▶ _Exercise objective_:
Please output every line of the material as it stands, without the pictures.

● ● ●

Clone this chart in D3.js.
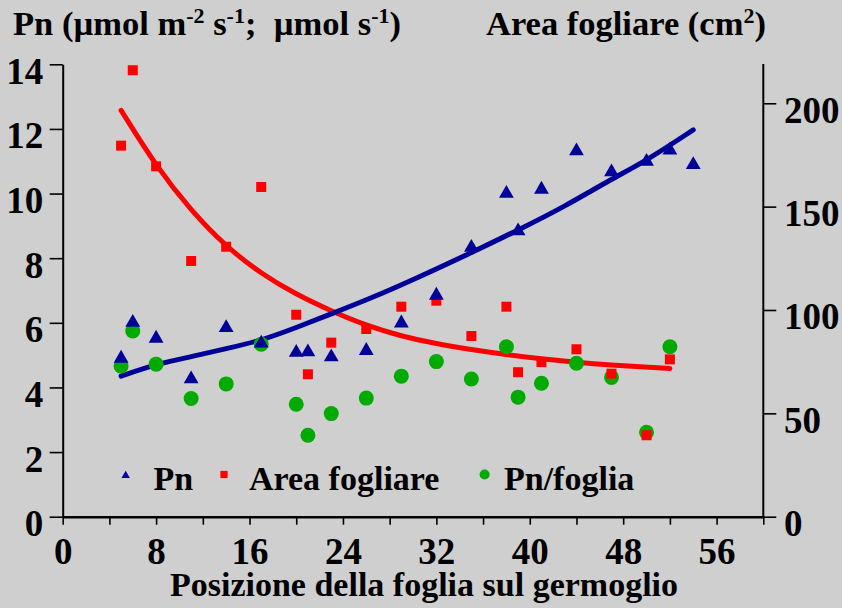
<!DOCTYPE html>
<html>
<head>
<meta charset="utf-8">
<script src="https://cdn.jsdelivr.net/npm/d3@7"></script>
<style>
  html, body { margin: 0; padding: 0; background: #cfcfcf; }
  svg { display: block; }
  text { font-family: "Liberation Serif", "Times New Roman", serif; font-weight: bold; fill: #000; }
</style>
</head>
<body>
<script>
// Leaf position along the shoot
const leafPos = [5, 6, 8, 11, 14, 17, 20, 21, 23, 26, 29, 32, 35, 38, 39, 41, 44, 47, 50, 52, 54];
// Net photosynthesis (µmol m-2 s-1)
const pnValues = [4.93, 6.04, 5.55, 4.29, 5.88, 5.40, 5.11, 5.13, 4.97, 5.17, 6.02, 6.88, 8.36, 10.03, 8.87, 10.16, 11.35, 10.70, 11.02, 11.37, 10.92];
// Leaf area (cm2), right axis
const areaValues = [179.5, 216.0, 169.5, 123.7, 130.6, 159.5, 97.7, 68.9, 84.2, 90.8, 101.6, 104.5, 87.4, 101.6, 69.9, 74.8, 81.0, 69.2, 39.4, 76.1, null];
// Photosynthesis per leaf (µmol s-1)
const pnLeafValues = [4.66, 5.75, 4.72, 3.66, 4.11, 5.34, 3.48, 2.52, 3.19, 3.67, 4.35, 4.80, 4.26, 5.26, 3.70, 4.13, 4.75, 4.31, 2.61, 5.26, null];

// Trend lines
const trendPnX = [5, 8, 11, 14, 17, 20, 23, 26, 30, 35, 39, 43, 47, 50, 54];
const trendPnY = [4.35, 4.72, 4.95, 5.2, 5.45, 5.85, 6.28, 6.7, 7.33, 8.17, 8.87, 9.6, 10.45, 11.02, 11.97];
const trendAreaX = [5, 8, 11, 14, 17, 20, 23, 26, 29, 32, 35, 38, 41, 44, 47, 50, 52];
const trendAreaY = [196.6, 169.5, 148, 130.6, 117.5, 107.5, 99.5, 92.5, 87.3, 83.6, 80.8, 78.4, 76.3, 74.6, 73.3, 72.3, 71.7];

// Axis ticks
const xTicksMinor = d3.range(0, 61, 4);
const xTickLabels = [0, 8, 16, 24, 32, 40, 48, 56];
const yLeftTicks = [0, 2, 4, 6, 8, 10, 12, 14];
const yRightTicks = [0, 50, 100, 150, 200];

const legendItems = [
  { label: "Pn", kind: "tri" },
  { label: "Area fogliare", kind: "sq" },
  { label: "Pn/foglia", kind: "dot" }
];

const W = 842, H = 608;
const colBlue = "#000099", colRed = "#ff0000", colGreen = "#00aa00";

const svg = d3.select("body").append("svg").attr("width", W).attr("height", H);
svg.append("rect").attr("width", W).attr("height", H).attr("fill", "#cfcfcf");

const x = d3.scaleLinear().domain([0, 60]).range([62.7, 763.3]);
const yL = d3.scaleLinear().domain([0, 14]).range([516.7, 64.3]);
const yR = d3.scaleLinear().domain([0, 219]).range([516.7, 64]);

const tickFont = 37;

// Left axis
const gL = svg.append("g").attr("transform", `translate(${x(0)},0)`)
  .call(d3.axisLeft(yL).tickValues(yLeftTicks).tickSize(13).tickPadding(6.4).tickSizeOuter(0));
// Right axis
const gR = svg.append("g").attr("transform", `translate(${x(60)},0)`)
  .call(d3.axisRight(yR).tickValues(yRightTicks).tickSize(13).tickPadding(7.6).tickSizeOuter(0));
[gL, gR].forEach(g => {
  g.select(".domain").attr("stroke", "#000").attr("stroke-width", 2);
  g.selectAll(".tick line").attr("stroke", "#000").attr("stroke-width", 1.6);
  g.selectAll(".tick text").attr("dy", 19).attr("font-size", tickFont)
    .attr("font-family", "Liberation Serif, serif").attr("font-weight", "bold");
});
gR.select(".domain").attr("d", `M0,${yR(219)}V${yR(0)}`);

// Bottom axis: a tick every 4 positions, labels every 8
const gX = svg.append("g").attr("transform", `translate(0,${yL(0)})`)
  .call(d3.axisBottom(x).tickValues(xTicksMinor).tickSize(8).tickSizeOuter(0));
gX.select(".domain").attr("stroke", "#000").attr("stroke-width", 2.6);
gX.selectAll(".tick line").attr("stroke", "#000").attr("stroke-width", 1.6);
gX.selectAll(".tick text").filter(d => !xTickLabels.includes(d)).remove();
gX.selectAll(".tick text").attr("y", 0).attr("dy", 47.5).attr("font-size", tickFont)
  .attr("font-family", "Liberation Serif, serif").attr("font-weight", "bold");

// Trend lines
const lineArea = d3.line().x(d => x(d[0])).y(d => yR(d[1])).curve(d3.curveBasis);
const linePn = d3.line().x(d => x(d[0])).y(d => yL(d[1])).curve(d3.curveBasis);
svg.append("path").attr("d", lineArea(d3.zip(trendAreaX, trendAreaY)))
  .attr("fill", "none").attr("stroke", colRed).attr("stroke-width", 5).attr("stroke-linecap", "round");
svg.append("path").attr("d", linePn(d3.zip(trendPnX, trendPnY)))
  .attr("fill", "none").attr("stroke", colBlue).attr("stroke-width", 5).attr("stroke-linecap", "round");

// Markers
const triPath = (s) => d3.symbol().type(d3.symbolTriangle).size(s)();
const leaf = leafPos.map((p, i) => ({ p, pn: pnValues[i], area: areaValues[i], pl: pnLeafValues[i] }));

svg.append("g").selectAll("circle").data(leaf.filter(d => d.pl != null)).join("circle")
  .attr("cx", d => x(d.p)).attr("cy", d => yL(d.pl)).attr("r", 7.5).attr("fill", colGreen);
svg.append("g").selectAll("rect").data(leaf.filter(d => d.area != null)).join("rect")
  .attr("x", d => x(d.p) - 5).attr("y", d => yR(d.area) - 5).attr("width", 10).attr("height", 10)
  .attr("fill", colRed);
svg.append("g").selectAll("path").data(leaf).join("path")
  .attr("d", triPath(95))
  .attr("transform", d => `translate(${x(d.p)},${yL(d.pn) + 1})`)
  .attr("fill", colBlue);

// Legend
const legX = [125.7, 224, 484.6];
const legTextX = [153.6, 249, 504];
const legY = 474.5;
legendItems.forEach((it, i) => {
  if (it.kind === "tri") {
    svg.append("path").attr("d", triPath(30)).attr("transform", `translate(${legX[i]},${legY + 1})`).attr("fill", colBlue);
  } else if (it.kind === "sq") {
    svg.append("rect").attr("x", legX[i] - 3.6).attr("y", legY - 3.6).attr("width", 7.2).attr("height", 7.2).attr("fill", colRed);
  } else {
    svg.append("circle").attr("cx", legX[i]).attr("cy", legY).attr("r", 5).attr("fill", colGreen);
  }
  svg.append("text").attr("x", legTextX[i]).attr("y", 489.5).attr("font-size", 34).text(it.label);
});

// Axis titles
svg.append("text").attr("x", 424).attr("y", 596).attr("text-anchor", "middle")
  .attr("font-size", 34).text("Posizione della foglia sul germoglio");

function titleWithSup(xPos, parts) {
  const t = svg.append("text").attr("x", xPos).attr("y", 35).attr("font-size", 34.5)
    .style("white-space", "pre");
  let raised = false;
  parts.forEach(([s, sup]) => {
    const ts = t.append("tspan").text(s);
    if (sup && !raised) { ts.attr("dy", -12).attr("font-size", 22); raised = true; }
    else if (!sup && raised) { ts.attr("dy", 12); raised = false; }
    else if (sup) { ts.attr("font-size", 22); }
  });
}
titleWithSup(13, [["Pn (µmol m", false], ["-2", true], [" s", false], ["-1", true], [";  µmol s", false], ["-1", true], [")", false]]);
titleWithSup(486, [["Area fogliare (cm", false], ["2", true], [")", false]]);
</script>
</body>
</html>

● ● ●

▶ _Written response_:
Clone this chart in D3.js.
<!DOCTYPE html>
<html>
<head>
<meta charset="utf-8">
<script src="https://cdn.jsdelivr.net/npm/d3@7"></script>
<style>
  html, body { margin: 0; padding: 0; background: #cfcfcf; }
  svg { display: block; }
  text { font-family: "Liberation Serif", "Times New Roman", serif; font-weight: bold; fill: #000; }
</style>
</head>
<body>
<script>
// Leaf position along the shoot
const leafPos = [5, 6, 8, 11, 14, 17, 20, 21, 23, 26, 29, 32, 35, 38, 39, 41, 44, 47, 50, 52, 54];
// Net photosynthesis (µmol m-2 s-1)
const pnValues = [4.93, 6.04, 5.55, 4.29, 5.88, 5.40, 5.11, 5.13, 4.97, 5.17, 6.02, 6.88, 8.36, 10.03, 8.87, 10.16, 11.35, 10.70, 11.02, 11.37, 10.92];
// Leaf area (cm2), right axis
const areaValues = [179.5, 216.0, 169.5, 123.7, 130.6, 159.5, 97.7, 68.9, 84.2, 90.8, 101.6, 104.5, 87.4, 101.6, 69.9, 74.8, 81.0, 69.2, 39.4, 76.1, null];
// Photosynthesis per leaf (µmol s-1)
const pnLeafValues = [4.66, 5.75, 4.72, 3.66, 4.11, 5.34, 3.48, 2.52, 3.19, 3.67, 4.35, 4.80, 4.26, 5.26, 3.70, 4.13, 4.75, 4.31, 2.61, 5.26, null];

// Trend lines
const trendPnX = [5, 8, 11, 14, 17, 20, 23, 26, 30, 35, 39, 43, 47, 50, 54];
const trendPnY = [4.35, 4.72, 4.95, 5.2, 5.45, 5.85, 6.28, 6.7, 7.33, 8.17, 8.87, 9.6, 10.45, 11.02, 11.97];
const trendAreaX = [5, 8, 11, 14, 17, 20, 23, 26, 29, 32, 35, 38, 41, 44, 47, 50, 52];
const trendAreaY = [196.6, 169.5, 148, 130.6, 117.5, 107.5, 99.5, 92.5, 87.3, 83.6, 80.8, 78.4, 76.3, 74.6, 73.3, 72.3, 71.7];

// Axis ticks
const xTicksMinor = d3.range(0, 61, 4);
const xTickLabels = [0, 8, 16, 24, 32, 40, 48, 56];
const yLeftTicks = [0, 2, 4, 6, 8, 10, 12, 14];
const yRightTicks = [0, 50, 100, 150, 200];

const legendItems = [
  { label: "Pn", kind: "tri" },
  { label: "Area fogliare", kind: "sq" },
  { label: "Pn/foglia", kind: "dot" }
];

const W = 842, H = 608;
const colBlue = "#000099", colRed = "#ff0000", colGreen = "#00aa00";

const svg = d3.select("body").append("svg").attr("width", W).attr("height", H);
svg.append("rect").attr("width", W).attr("height", H).attr("fill", "#cfcfcf");

const x = d3.scaleLinear().domain([0, 60]).range([62.7, 763.3]);
const yL = d3.scaleLinear().domain([0, 14]).range([516.7, 64.3]);
const yR = d3.scaleLinear().domain([0, 219]).range([516.7, 64]);

const tickFont = 37;

// Left axis
const gL = svg.append("g").attr("transform", `translate(${x(0)},0)`)
  .call(d3.axisLeft(yL).tickValues(yLeftTicks).tickSize(13).tickPadding(6.4).tickSizeOuter(0));
// Right axis
const gR = svg.append("g").attr("transform", `translate(${x(60)},0)`)
  .call(d3.axisRight(yR).tickValues(yRightTicks).tickSize(13).tickPadding(7.6).tickSizeOuter(0));
[gL, gR].forEach(g => {
  g.select(".domain").attr("stroke", "#000").attr("stroke-width", 2);
  g.selectAll(".tick line").attr("stroke", "#000").attr("stroke-width", 1.6);
  g.selectAll(".tick text").attr("dy", 19).attr("font-size", tickFont)
    .attr("font-family", "Liberation Serif, serif").attr("font-weight", "bold");
});
gR.select(".domain").attr("d", `M0,${yR(219)}V${yR(0)}`);

// Bottom axis: a tick every 4 positions, labels every 8
const gX = svg.append("g").attr("transform", `translate(0,${yL(0)})`)
  .call(d3.axisBottom(x).tickValues(xTicksMinor).tickSize(8).tickSizeOuter(0));
gX.select(".domain").attr("stroke", "#000").attr("stroke-width", 2.6);
gX.selectAll(".tick line").attr("stroke", "#000").attr("stroke-width", 1.6);
gX.selectAll(".tick text").filter(d => !xTickLabels.includes(d)).remove();
gX.selectAll(".tick text").attr("y", 0).attr("dy", 47.5).attr("font-size", tickFont)
  .attr("font-family", "Liberation Serif, serif").attr("font-weight", "bold");

// Trend lines
const lineArea = d3.line().x(d => x(d[0])).y(d => yR(d[1])).curve(d3.curveBasis);
const linePn = d3.line().x(d => x(d[0])).y(d => yL(d[1])).curve(d3.curveBasis);
svg.append("path").attr("d", lineArea(d3.zip(trendAreaX, trendAreaY)))
  .attr("fill", "none").attr("stroke", colRed).attr("stroke-width", 5).attr("stroke-linecap", "round");
svg.append("path").attr("d", linePn(d3.zip(trendPnX, trendPnY)))
  .attr("fill", "none").attr("stroke", colBlue).attr("stroke-width", 5).attr("stroke-linecap", "round");

// Markers
const triPath = (s) => d3.symbol().type(d3.symbolTriangle).size(s)();
const leaf = leafPos.map((p, i) => ({ p, pn: pnValues[i], area: areaValues[i], pl: pnLeafValues[i] }));

svg.append("g").selectAll("circle").data(leaf.filter(d => d.pl != null)).join("circle")
  .attr("cx", d => x(d.p)).attr("cy", d => yL(d.pl)).attr("r", 7.5).attr("fill", colGreen);
svg.append("g").selectAll("rect").data(leaf.filter(d => d.area != null)).join("rect")
  .attr("x", d => x(d.p) - 5).attr("y", d => yR(d.area) - 5).attr("width", 10).attr("height", 10)
  .attr("fill", colRed);
svg.append("g").selectAll("path").data(leaf).join("path")
  .attr("d", triPath(95))
  .attr("transform", d => `translate(${x(d.p)},${yL(d.pn) + 1})`)
  .attr("fill", colBlue);

// Legend
const legX = [125.7, 224, 484.6];
const legTextX = [153.6, 249, 504];
const legY = 474.5;
legendItems.forEach((it, i) => {
  if (it.kind === "tri") {
    svg.append("path").attr("d", triPath(30)).attr("transform", `translate(${legX[i]},${legY + 1})`).attr("fill", colBlue);
  } else if (it.kind === "sq") {
    svg.append("rect").attr("x", legX[i] - 3.6).attr("y", legY - 3.6).attr("width", 7.2).attr("height", 7.2).attr("fill", colRed);
  } else {
    svg.append("circle").attr("cx", legX[i]).attr("cy", legY).attr("r", 5).attr("fill", colGreen);
  }
  svg.append("text").attr("x", legTextX[i]).attr("y", 489.5).attr("font-size", 34).text(it.label);
});

// Axis titles
svg.append("text").attr("x", 424).attr("y", 596).attr("text-anchor", "middle")
  .attr("font-size", 34).text("Posizione della foglia sul germoglio");

function titleWithSup(xPos, parts) {
  const t = svg.append("text").attr("x", xPos).attr("y", 35).attr("font-size", 34.5)
    .style("white-space", "pre");
  let raised = false;
  parts.forEach(([s, sup]) => {
    const ts = t.append("tspan").text(s);
    if (sup && !raised) { ts.attr("dy", -12).attr("font-size", 22); raised = true; }
    else if (!sup && raised) { ts.attr("dy", 12); raised = false; }
    else if (sup) { ts.attr("font-size", 22); }
  });
}
titleWithSup(13, [["Pn (µmol m", false], ["-2", true], [" s", false], ["-1", true], [";  µmol s", false], ["-1", true], [")", false]]);
titleWithSup(486, [["Area fogliare (cm", false], ["2", true], [")", false]]);
</script>
</body>
</html>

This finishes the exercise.